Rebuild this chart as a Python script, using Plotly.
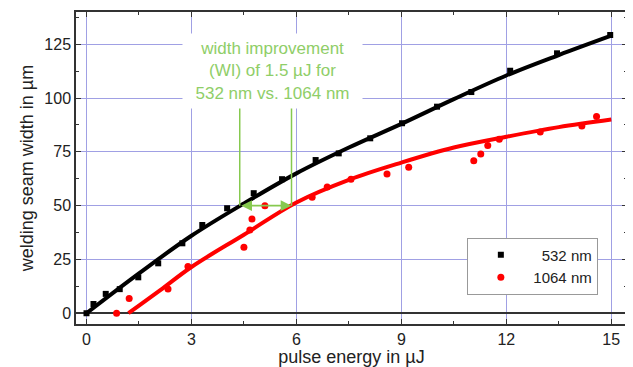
import plotly.graph_objects as go

# ---- data ----
x_532 = [0, 0.2, 0.55, 0.95, 1.48, 2.05, 2.74, 3.31, 4.02, 4.78, 5.59, 6.55, 7.21, 8.11, 9.02, 10.02, 11.0, 12.11, 13.45, 14.97]
y_532 = [0, 4.3, 9.0, 11.2, 16.7, 23.2, 32.5, 41.0, 48.8, 55.8, 62.3, 71.2, 74.3, 81.3, 88.3, 96.0, 102.8, 112.7, 120.8, 129.3]

x_1064 = [0.86, 1.22, 2.33, 2.9, 4.5, 4.67, 4.73, 5.1, 6.45, 6.88, 7.56, 8.59, 9.21, 11.07, 11.27, 11.47, 11.8, 12.97, 14.16, 14.58]
y_1064 = [0, 6.8, 11.3, 21.7, 30.7, 38.7, 43.8, 50.0, 53.9, 58.7, 62.3, 64.7, 67.8, 70.9, 74.0, 77.9, 80.9, 84.2, 87.0, 91.4]

fit_x_532 = [0, 1.5, 3, 4.5, 6, 7.5, 9, 10.5, 12, 13.5, 15]
fit_y_532 = [0, 18.5, 36, 51, 65, 77, 88, 99.5, 110.5, 120, 129]

fit_x_1064 = [1.2, 2.1, 3, 4.5, 6, 7.5, 9, 10.5, 12, 13.5, 15]
fit_y_1064 = [0, 10.6, 21.5, 36.5, 51.5, 62, 70, 77, 82, 86.5, 90]

x_ticks = [0, 3, 6, 9, 12, 15]
y_ticks = [0, 25, 50, 75, 100, 125]
series_names = ["\u2007532 nm", "1064 nm"]

wi_left, wi_right, wi_level, wi_top = 4.38, 5.86, 50, 95.5
wi_text = "width improvement<br>(WI) of 1.5 µJ for<br>532 nm vs. 1064 nm"

GREEN = "#86c94f"
TEXT_GREEN = "#8fce68"
GRID = "#a0a0e4"
AX = "#333333"
FONT = "Liberation Sans, Arial, sans-serif"

fig = go.Figure()

fig.add_trace(go.Scatter(x=fit_x_532, y=fit_y_532, mode="lines", line=dict(color="black", width=4, shape="spline"),
                         showlegend=False, hoverinfo="skip"))
fig.add_trace(go.Scatter(x=fit_x_1064, y=fit_y_1064, mode="lines", line=dict(color="#ff0000", width=4, shape="spline"),
                         showlegend=False, hoverinfo="skip"))
fig.add_trace(go.Scatter(x=x_532, y=y_532, mode="markers", name=series_names[0],
                         marker=dict(symbol="square", color="black", size=6)))
fig.add_trace(go.Scatter(x=x_1064, y=y_1064, mode="markers", name=series_names[1],
                         marker=dict(symbol="circle", color="#ff0000", size=7)))

# green WI markers
for xv in (wi_left, wi_right):
    fig.add_shape(type="line", x0=xv, x1=xv, y0=wi_level, y1=wi_top, xref="x", yref="y",
                  line=dict(color=GREEN, width=1.5))
fig.add_annotation(x=wi_right, y=wi_level, ax=wi_left, ay=wi_level, xref="x", yref="y", axref="x", ayref="y",
                   text="", showarrow=True, arrowside="end+start", arrowhead=2, arrowsize=1.2,
                   arrowwidth=1.8, arrowcolor=GREEN)
fig.add_annotation(x=5.33, y=112.6, xref="x", yref="y", xanchor="center", yanchor="middle",
                   width=179, height=74, borderpad=0, valign="middle",
                   text=wi_text, showarrow=False, font=dict(family=FONT, size=17, color=TEXT_GREEN),
                   bgcolor="white", align="center")

axis_common = dict(
    showline=True, linecolor=AX, linewidth=1.5, mirror="ticks",
    ticks="inside", ticklen=5, tickwidth=1, tickcolor=AX,
    showgrid=True, gridcolor=GRID, gridwidth=1, automargin=False,
    tickfont=dict(family=FONT, size=16, color="#222222"),
    title_font=dict(family=FONT, size=18, color="#222222"),
)

fig.update_xaxes(range=[-0.3, 15.45], tickvals=x_ticks, zeroline=False,
                 minor=dict(ticks="inside", ticklen=3, dtick=1.5, tick0=0, tickcolor=AX, showgrid=False),
                 title_text="pulse energy in µJ", title_standoff=1, **axis_common)
fig.update_yaxes(range=[-5, 140], tickvals=y_ticks, zeroline=True, zerolinecolor=AX, zerolinewidth=1.5,
                 minor=dict(ticks="inside", ticklen=3, dtick=12.5, tick0=0, tickcolor=AX, showgrid=False),
                 title_text="welding seam width in µm", title_standoff=6, **axis_common)

# the page body adds an 8 px offset, so the figure is 8 px smaller than the window
fig.update_layout(
    width=625, height=359,
    margin=dict(l=68, r=6, t=4, b=43),
    paper_bgcolor="white", plot_bgcolor="white",
    font=dict(family=FONT, color="#222222"),
    legend=dict(x=0.948, y=0.277, xanchor="right", yanchor="top",
                bordercolor="#999999", borderwidth=1, bgcolor="white",
                font=dict(family=FONT, size=15, color="#222222"),
                tracegroupgap=0, itemwidth=55, entrywidth=100, entrywidthmode="pixels"),
)

fig.write_html("out.html")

━━━━━━━━━━━━━━━━━━━━━━━━━━━━━━

Transcribe the preceding listing in its entirety and with exact wording, leaving out pictures.

Rebuild this chart as a Python script, using Plotly.
import plotly.graph_objects as go

# ---- data ----
x_532 = [0, 0.2, 0.55, 0.95, 1.48, 2.05, 2.74, 3.31, 4.02, 4.78, 5.59, 6.55, 7.21, 8.11, 9.02, 10.02, 11.0, 12.11, 13.45, 14.97]
y_532 = [0, 4.3, 9.0, 11.2, 16.7, 23.2, 32.5, 41.0, 48.8, 55.8, 62.3, 71.2, 74.3, 81.3, 88.3, 96.0, 102.8, 112.7, 120.8, 129.3]

x_1064 = [0.86, 1.22, 2.33, 2.9, 4.5, 4.67, 4.73, 5.1, 6.45, 6.88, 7.56, 8.59, 9.21, 11.07, 11.27, 11.47, 11.8, 12.97, 14.16, 14.58]
y_1064 = [0, 6.8, 11.3, 21.7, 30.7, 38.7, 43.8, 50.0, 53.9, 58.7, 62.3, 64.7, 67.8, 70.9, 74.0, 77.9, 80.9, 84.2, 87.0, 91.4]

fit_x_532 = [0, 1.5, 3, 4.5, 6, 7.5, 9, 10.5, 12, 13.5, 15]
fit_y_532 = [0, 18.5, 36, 51, 65, 77, 88, 99.5, 110.5, 120, 129]

fit_x_1064 = [1.2, 2.1, 3, 4.5, 6, 7.5, 9, 10.5, 12, 13.5, 15]
fit_y_1064 = [0, 10.6, 21.5, 36.5, 51.5, 62, 70, 77, 82, 86.5, 90]

x_ticks = [0, 3, 6, 9, 12, 15]
y_ticks = [0, 25, 50, 75, 100, 125]
series_names = ["\u2007532 nm", "1064 nm"]

wi_left, wi_right, wi_level, wi_top = 4.38, 5.86, 50, 95.5
wi_text = "width improvement<br>(WI) of 1.5 µJ for<br>532 nm vs. 1064 nm"

GREEN = "#86c94f"
TEXT_GREEN = "#8fce68"
GRID = "#a0a0e4"
AX = "#333333"
FONT = "Liberation Sans, Arial, sans-serif"

fig = go.Figure()

fig.add_trace(go.Scatter(x=fit_x_532, y=fit_y_532, mode="lines", line=dict(color="black", width=4, shape="spline"),
                         showlegend=False, hoverinfo="skip"))
fig.add_trace(go.Scatter(x=fit_x_1064, y=fit_y_1064, mode="lines", line=dict(color="#ff0000", width=4, shape="spline"),
                         showlegend=False, hoverinfo="skip"))
fig.add_trace(go.Scatter(x=x_532, y=y_532, mode="markers", name=series_names[0],
                         marker=dict(symbol="square", color="black", size=6)))
fig.add_trace(go.Scatter(x=x_1064, y=y_1064, mode="markers", name=series_names[1],
                         marker=dict(symbol="circle", color="#ff0000", size=7)))

# green WI markers
for xv in (wi_left, wi_right):
    fig.add_shape(type="line", x0=xv, x1=xv, y0=wi_level, y1=wi_top, xref="x", yref="y",
                  line=dict(color=GREEN, width=1.5))
fig.add_annotation(x=wi_right, y=wi_level, ax=wi_left, ay=wi_level, xref="x", yref="y", axref="x", ayref="y",
                   text="", showarrow=True, arrowside="end+start", arrowhead=2, arrowsize=1.2,
                   arrowwidth=1.8, arrowcolor=GREEN)
fig.add_annotation(x=5.33, y=112.6, xref="x", yref="y", xanchor="center", yanchor="middle",
                   width=179, height=74, borderpad=0, valign="middle",
                   text=wi_text, showarrow=False, font=dict(family=FONT, size=17, color=TEXT_GREEN),
                   bgcolor="white", align="center")

axis_common = dict(
    showline=True, linecolor=AX, linewidth=1.5, mirror="ticks",
    ticks="inside", ticklen=5, tickwidth=1, tickcolor=AX,
    showgrid=True, gridcolor=GRID, gridwidth=1, automargin=False,
    tickfont=dict(family=FONT, size=16, color="#222222"),
    title_font=dict(family=FONT, size=18, color="#222222"),
)

fig.update_xaxes(range=[-0.3, 15.45], tickvals=x_ticks, zeroline=False,
                 minor=dict(ticks="inside", ticklen=3, dtick=1.5, tick0=0, tickcolor=AX, showgrid=False),
                 title_text="pulse energy in µJ", title_standoff=1, **axis_common)
fig.update_yaxes(range=[-5, 140], tickvals=y_ticks, zeroline=True, zerolinecolor=AX, zerolinewidth=1.5,
                 minor=dict(ticks="inside", ticklen=3, dtick=12.5, tick0=0, tickcolor=AX, showgrid=False),
                 title_text="welding seam width in µm", title_standoff=6, **axis_common)

# the page body adds an 8 px offset, so the figure is 8 px smaller than the window
fig.update_layout(
    width=625, height=359,
    margin=dict(l=68, r=6, t=4, b=43),
    paper_bgcolor="white", plot_bgcolor="white",
    font=dict(family=FONT, color="#222222"),
    legend=dict(x=0.948, y=0.277, xanchor="right", yanchor="top",
                bordercolor="#999999", borderwidth=1, bgcolor="white",
                font=dict(family=FONT, size=15, color="#222222"),
                tracegroupgap=0, itemwidth=55, entrywidth=100, entrywidthmode="pixels"),
)

fig.write_html("out.html")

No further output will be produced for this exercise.